Children are particularly vulnerable due to their size, higher rate of lead absorption, and hand-to-mouth behavior. An estimated 1 in 3 children is poisoned by lead, as many as 800 million globally. The permanent brain damage that childhood lead poisoning can cause often results in reduced IQ, behavioral problems, and learning difficulties. In adults, lead causes cardiovascular and kidney disease, pregnancy complications, and an increased tendency for violence.
Lead exposure most commonly occurs through the ingestion of lead from sources such as contaminated foods and spices, ceramic and metal cookware, lead-based paint, traditional medicines, cosmetics and cultural powders, children’s toys, and lead pipes, as well as from unsound industrial operations such as lead smelting and lead-acid battery recycling.
Other issues related to climate are also important within the lead agenda.
Warmer Climates Intensify Lead Poisoning
Levels of lead in children’s blood peak during the warmest months of the year, late summer and early fall. This rise in lead exposure is significant and apparent across multiple populations, locations, and time periods.
In 2014, the CDC found that during the warmest months (August-October), 36% of new lead poisoning cases were identified, more than any other consecutive three-month period. This seasonal trend is influenced by a few conditions: high temperatures, low soil moisture, and an increase inlead’s bioavailability. Human behavior is also impacted by warmer weather, with home windows often left open, and children spending more time in and around the home and outdoor spaces.

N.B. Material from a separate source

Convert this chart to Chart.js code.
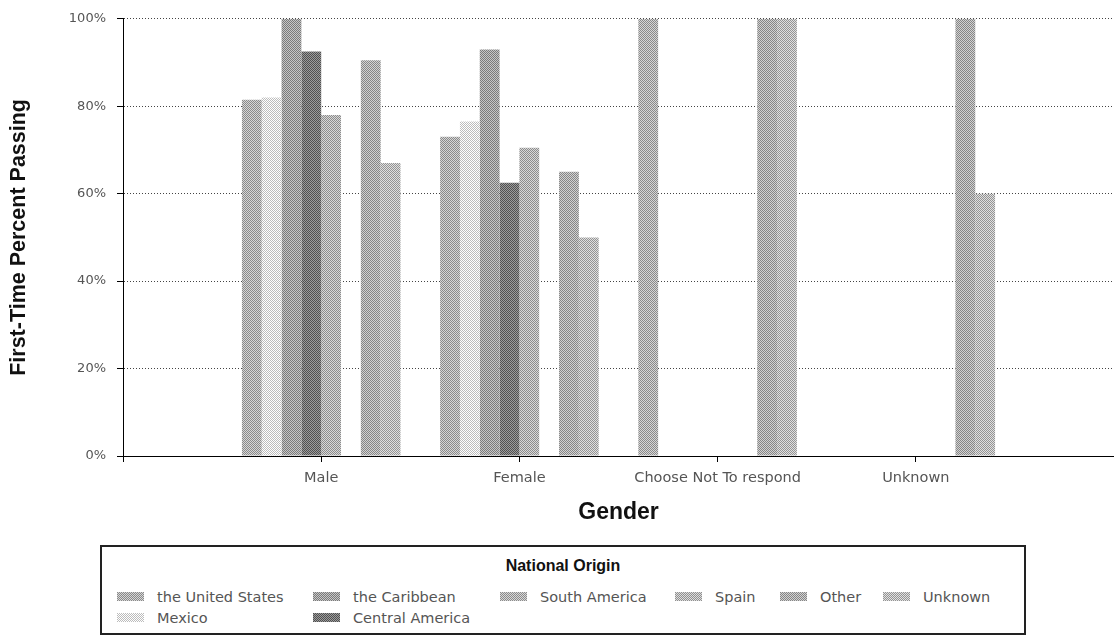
<!DOCTYPE html>
<html>
<head>
<meta charset="utf-8">
<script src="https://cdn.jsdelivr.net/npm/chart.js@4/dist/chart.umd.min.js"></script>
<style>
  body { margin: 0; background: #fff; }
  #wrap { position: relative; width: 1114px; height: 639px; }
  #legend {
    position: absolute; left: 100px; top: 545px; width: 922px; height: 86px;
    border: 2px solid #222; background: #fff; font-family: "DejaVu Sans", sans-serif;
  }
  #legend .title {
    text-align: center; font: bold 16px "Liberation Sans", Arial, sans-serif;
    color: #111; margin-top: 9px; line-height: 20px;
  }
  #legend .items {
    display: grid; grid-template-rows: 21px 21px;
    grid-template-columns: 196px 187px 175px 105px 103px auto;
    margin: 10px 0 0 15px;
  }
  #legend .item { display: flex; align-items: center; font-size: 14.5px; color: #555; white-space: nowrap; }
  #legend .sw { width: 27px; height: 9px; margin-right: 13px; }
</style>
</head>
<body>
<div id="wrap">
  <canvas id="chart" width="1114" height="639"></canvas>
  <div id="legend">
    <div class="title">National Origin</div>
    <div class="items" id="legend-items"></div>
  </div>
</div>
<script>
const categories = ['Male', 'Female', 'Choose Not To respond', 'Unknown'];

const seriesNames = ['the United States', 'Mexico', 'the Caribbean', 'Central America',
                     'South America', 'Spain', 'Other', 'Unknown'];

// percent passing per gender, null = no bar
const unitedStates   = [81.5, 73,   100,  null];
const mexico         = [82,   76.5, null, null];
const caribbean      = [100,  93,   null, null];
const centralAmerica = [92.5, 62.5, null, null];
const southAmerica   = [78,   70.5, null, null];
const spain          = [null, null, null, null];
const other          = [90.5, 65,   100,  100];
const unknownOrigin  = [67,   50,   100,  60];

const yTicks = [0, 20, 40, 60, 80, 100];

const seriesValues = [unitedStates, mexico, caribbean, centralAmerica,
                      southAmerica, spain, other, unknownOrigin];
const shades = [176, 226, 160, 118, 178, 182, 172, 186];

// where each entry sits in the legend box [row, column]
const legendSlots = [[1, 1], [2, 1], [1, 2], [2, 2], [1, 3], [1, 4], [1, 5], [1, 6]];

// small checkerboard tile to imitate the halftone print
function halftone(base)
{
    const c = document.createElement('canvas');
    c.width = 2;
    c.height = 2;
    const g = c.getContext('2d');
    const hi = Math.min(255, base + 38), lo = Math.max(0, base - 38);
    g.fillStyle = `rgb(${hi},${hi},${hi})`;
    g.fillRect(0, 0, 2, 2);
    g.fillStyle = `rgb(${lo},${lo},${lo})`;
    g.fillRect(0, 0, 1, 1);
    g.fillRect(1, 1, 1, 1);
    return c;
}

const ctx = document.getElementById('chart').getContext('2d');
const tiles = shades.map(halftone);

// empty slot on each side so the groups sit where the original axis puts them
const labels = [''].concat(categories, ['']);

const datasets = seriesNames.map((name, i) => ({
    label: name,
    data: [null].concat(seriesValues[i], [null]),
    backgroundColor: ctx.createPattern(tiles[i], 'repeat'),
    borderWidth: 0,
    categoryPercentage: 0.8,
    barPercentage: 1.0
}));

const chart = new Chart(ctx, {
    type: 'bar',
    data: { labels: labels, datasets: datasets },
    options: {
        responsive: false,
        animation: false,
        layout: { padding: { top: 17, right: 0, bottom: 113, left: 0 } },
        plugins: { legend: { display: false }, tooltip: { enabled: false } },
        scales: {
            x: {
                offset: false,
                grid: {
                    offset: false,
                    drawOnChartArea: false,
                    tickLength: 6,
                    tickColor: c => c.index === labels.length - 1 ? 'rgba(0,0,0,0)' : '#000'
                },
                border: { color: '#000', width: 1 },
                ticks: {
                    color: '#555',
                    // padding 0 keeps the plot reaching the right edge; lineHeight moves the text down
                    font: { family: 'DejaVu Sans', size: 14.5, lineHeight: 2.25 },
                    padding: 0,
                    maxRotation: 0,
                    autoSkip: false
                },
                title: {
                    display: true,
                    text: 'Gender',
                    color: '#111',
                    font: { family: 'Liberation Sans', size: 23, weight: 'bold' },
                    padding: { top: 0, bottom: 0 }
                },
                afterFit: s => { s.height = 70; }
            },
            y: {
                min: 0,
                max: 100,
                afterBuildTicks: s => { s.ticks = yTicks.map(v => ({ value: v })); },
                grid: { color: '#444', tickColor: '#000', tickLength: 6 },
                border: { color: '#000', width: 1, dash: [1, 2] },
                ticks: {
                    color: '#555',
                    font: { family: 'DejaVu Sans', size: 13 },
                    padding: 11,
                    callback: v => v + '%'
                },
                title: {
                    display: true,
                    text: 'First-Time Percent Passing',
                    color: '#111',
                    font: { family: 'Liberation Sans', size: 21.5, weight: 'bold' },
                    padding: { top: 6, bottom: 0 }
                },
                afterFit: s => { s.width = 123; }
            }
        }
    }
});

// legend laid out like the original, built from the datasets
const legendItems = document.getElementById('legend-items');
chart.data.datasets.forEach((ds, i) => {
    const item = document.createElement('div');
    item.className = 'item';
    item.style.gridRow = legendSlots[i][0];
    item.style.gridColumn = legendSlots[i][1];
    const sw = document.createElement('span');
    sw.className = 'sw';
    sw.style.backgroundImage = `url(${tiles[i].toDataURL()})`;
    item.appendChild(sw);
    item.appendChild(document.createTextNode(ds.label));
    legendItems.appendChild(item);
});
</script>
</body>
</html>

The International Panel on Climate Change predicts that global warming is likely to reach 1.5°C between 2030 and 2052. At 1.5°C warming, about 14% of the global population—over 1.1 billion people—will be exposed to severe heat waves at least once every five years, with urban heat islandsamplifying the effects. These changes will extend the warm season, and in turn, increase seasonal risk of lead exposure.
Human Behavior: Migration, Consumer Goods, and Violence
Lead poisoning disproportionately impacts refugees and international migrants due to their frequent occupation of older homes containing lead-based paint, living near or working in lead-using industries (mines, smelters, battery recycling), and their disproportionate use of lead-contaminated consumer goods.
Consumer products are increasingly recognized as sources of lead exposure, both within the U.S. and globally, with products including cookware, spices, cosmetics and cultural powders, toys, jewelry, and traditional medicine showing disturbing rates of contamination. A 2023 study by Pure Earth surveyed 5,000 consumer products purchased in 25 countries. Across the samples, 52% of metal foodware and 45% of ceramic foodware, 13% of toys, and 12% of cosmetics were found to have high levels of lead. These consumer goods pose a particular risk of lead exposure as they can be hand-carried across borders, impacting not just their communities of origin, but those to which individuals immigrate as well.
In a warming world, climate migration is inevitable. The World Bank projects 216 million international climate migrants by 2050, largely from LMICs. The countries faced with impending migration are also those with the greatest concentrations of lead in consumer goods, which will migrate with these individuals to their new communities.
In addition to forced migration, a warming climate is a catalyst for another human behavior: violence. A growing body of research suggests that rising temperatures increase some violent crimes, including homicides, sex offenses, and assaults. The heat-crime relationship is notably stronger in low-income communities, both within the U.S. and in LMICs. Lead poisoning compounds this growing risk, as lead exposure has been found to have a causal relationship with violence. As lead remains unremediated across vulnerable communities, the risk of violence in a warming world poses cause for concern for policymakers.